My mother, who is also a writer, was recently assigned to write a magazine story about a Brooklyn-based artist, whose name she recognized. It turned out to be a distant cousin on her side of the family, whom I met twice as a child when my grandparents took us to visit.
She left a rather strong impression on me and a distinct memory of watching her back handspring across the lawn in her back yard. As if that wasn’t enough, she demonstrated effortless flipping on the gymnastics bar affixed to her bedroom doorway. I was rather entertained and grateful for the up close and personal display of my all-time favorite sport. I also felt quite inferior and somewhat depressed that I would never get there.
I could only do a back handspring with two spotters in gym class. Many of my friends had mastered the art of the back handspring and were moving on to more difficult tricks, like the forward tuck. I drooled over the great gymnasts like Nadia Comaneci and Mary Lou Retton, and at the same time, knew I’d probably never even master a handstand. It just wasn’t my thing. I was a dancer and needed to focus on that.

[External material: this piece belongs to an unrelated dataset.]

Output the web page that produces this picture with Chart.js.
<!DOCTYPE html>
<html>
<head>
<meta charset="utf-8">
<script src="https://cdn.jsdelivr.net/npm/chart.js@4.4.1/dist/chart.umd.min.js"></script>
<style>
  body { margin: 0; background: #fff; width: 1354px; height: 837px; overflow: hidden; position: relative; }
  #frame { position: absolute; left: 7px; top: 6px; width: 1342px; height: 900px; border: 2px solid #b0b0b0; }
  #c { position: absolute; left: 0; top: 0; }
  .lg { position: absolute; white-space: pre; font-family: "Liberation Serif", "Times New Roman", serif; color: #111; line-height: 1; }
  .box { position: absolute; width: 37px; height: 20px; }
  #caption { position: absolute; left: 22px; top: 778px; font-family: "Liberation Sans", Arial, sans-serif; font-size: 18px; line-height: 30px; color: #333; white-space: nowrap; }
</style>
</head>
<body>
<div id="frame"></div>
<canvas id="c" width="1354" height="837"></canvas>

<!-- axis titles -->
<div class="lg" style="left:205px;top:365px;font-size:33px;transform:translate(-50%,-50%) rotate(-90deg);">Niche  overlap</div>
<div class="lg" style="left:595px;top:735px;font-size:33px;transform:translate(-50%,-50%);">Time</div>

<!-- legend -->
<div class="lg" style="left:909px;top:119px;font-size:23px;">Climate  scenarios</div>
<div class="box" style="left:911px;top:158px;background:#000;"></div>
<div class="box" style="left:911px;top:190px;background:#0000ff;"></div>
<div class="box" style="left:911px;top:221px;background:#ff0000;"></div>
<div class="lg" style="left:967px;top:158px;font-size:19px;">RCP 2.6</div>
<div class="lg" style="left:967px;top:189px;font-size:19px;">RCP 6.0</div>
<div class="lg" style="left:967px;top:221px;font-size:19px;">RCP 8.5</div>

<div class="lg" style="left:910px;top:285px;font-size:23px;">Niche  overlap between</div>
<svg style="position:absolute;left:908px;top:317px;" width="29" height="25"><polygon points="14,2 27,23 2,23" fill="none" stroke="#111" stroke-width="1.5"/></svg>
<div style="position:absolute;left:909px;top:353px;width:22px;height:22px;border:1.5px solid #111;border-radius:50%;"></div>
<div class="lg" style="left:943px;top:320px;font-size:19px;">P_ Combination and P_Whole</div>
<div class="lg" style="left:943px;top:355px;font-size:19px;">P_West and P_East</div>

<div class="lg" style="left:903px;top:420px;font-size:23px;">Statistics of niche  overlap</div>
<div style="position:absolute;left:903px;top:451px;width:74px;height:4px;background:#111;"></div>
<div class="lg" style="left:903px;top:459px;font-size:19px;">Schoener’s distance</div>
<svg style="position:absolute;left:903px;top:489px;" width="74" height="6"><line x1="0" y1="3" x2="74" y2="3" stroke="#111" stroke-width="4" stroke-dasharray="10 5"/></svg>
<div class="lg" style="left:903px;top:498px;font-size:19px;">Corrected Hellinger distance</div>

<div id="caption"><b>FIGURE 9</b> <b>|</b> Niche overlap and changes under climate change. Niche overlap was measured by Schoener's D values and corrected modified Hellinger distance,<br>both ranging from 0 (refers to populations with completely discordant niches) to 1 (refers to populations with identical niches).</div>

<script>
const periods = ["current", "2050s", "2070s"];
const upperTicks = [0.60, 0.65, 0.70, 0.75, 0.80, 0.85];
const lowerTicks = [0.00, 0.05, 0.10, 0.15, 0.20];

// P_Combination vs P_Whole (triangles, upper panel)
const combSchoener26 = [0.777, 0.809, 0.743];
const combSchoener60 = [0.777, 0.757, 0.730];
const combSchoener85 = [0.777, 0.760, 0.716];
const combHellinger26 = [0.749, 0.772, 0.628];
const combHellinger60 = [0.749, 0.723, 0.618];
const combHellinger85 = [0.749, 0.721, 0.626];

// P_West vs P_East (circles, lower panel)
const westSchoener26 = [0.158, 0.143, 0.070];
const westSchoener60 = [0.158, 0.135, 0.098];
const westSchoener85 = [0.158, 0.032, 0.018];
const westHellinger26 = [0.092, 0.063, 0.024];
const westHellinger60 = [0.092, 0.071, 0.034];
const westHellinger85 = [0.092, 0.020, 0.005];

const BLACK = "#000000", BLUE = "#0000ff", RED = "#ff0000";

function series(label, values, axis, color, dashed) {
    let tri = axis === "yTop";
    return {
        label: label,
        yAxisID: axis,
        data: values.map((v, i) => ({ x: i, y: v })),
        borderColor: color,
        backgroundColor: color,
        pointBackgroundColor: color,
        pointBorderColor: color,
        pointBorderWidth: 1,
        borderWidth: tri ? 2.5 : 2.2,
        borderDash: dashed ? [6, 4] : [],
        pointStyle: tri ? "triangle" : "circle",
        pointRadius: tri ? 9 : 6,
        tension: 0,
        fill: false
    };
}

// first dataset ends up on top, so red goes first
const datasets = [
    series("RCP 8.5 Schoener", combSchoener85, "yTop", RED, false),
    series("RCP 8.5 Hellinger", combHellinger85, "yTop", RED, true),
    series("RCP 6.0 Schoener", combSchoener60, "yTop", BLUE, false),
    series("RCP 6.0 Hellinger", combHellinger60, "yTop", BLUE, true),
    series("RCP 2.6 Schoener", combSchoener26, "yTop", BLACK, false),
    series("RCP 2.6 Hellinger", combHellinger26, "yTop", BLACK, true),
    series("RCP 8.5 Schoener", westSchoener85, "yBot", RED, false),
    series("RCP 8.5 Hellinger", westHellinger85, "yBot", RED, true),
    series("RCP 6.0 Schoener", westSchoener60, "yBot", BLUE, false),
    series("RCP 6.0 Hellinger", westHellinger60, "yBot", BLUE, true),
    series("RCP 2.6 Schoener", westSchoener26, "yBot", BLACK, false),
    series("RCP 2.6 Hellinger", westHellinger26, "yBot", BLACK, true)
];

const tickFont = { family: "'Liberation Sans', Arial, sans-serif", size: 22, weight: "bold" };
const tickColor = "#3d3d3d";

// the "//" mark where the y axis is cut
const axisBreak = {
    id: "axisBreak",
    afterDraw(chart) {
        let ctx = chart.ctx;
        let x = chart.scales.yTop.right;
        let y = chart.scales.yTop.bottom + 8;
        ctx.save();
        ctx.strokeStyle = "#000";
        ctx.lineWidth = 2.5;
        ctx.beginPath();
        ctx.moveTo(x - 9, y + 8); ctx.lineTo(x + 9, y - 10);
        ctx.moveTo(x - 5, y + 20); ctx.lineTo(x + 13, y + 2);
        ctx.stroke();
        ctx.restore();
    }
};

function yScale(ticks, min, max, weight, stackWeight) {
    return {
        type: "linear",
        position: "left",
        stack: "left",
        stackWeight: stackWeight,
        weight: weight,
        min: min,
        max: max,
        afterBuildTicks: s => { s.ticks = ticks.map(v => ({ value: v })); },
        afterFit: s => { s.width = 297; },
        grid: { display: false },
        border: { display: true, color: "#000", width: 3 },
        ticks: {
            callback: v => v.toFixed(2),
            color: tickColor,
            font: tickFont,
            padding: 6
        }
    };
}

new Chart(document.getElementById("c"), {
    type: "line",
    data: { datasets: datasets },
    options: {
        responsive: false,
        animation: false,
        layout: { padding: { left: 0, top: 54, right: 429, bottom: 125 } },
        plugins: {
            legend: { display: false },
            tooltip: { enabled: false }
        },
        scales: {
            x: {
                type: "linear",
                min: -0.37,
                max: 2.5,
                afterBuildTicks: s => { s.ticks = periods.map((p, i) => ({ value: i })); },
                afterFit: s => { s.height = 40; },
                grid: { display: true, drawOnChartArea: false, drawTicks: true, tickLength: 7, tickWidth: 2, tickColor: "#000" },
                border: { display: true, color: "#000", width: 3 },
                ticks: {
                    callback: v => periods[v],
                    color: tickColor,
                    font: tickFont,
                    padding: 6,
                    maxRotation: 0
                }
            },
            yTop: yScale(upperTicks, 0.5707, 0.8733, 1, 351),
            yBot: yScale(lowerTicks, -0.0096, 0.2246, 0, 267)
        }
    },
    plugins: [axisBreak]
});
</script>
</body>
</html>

So, my cousin struck me as some sort of superhuman with a talent for tossing her body into the air in ways that would surely end my young life. Soon after meeting her I began having recurring dreams about effortless flipping. Immediately upon waking I’d be sure that I could do it because I had just done it moments before on another plane of reality. Then I’d feel the thud of the actuality of all my limits.
It all came back the other day in a rush of envy and amazement as my mother talked about her unusual talent as an artist, her multiple degrees and the fact that she lived in Brooklyn, a virtual playground for creative types. But what made it so much worse was when she told me she was also born in 1969, a few months younger than I. When we met, I was sure she must be several years older to be able to do what she did.
This is one of my lessons for the week---which seem to fire in my direction like a machine gun of challenge, scrutiny and information---not to compare myself to others. I’ve learned this before somewhere along the line, probably in dance class, but the older I get the more important it becomes in my eternal battle with depression, anxiety and perfectionism.
My cousin and I have led completely different lives, though similar in many ways, because we are different people. The point is that life is not a contest. But I suppose I’m still suffering from an inferiority complex born long ago. I was the shortest girl in my class, always, and therefore consistently chosen last to be on any given team in gym class. If there had been a dance team (other than cheerleading where tumbling was required) or a singing team, or perhaps a writing team, I might have been chosen first.
We all have our own gifts and levels of achievement. Not everyone is meant to be the best this or the highest-ranked that. Better to celebrate our own talents and let other people inspire and motivate us with their accomplishments. So, what do you think I did after I heard about my cousin and what a wonderful artist she is? I wrote another piece for the magazine I now edit and felt grateful for my own talent. Then I kissed my children and thought about how many years I’ve focused on making sure they grow up to be loving, creative, peaceful people. Now that is a great accomplishment!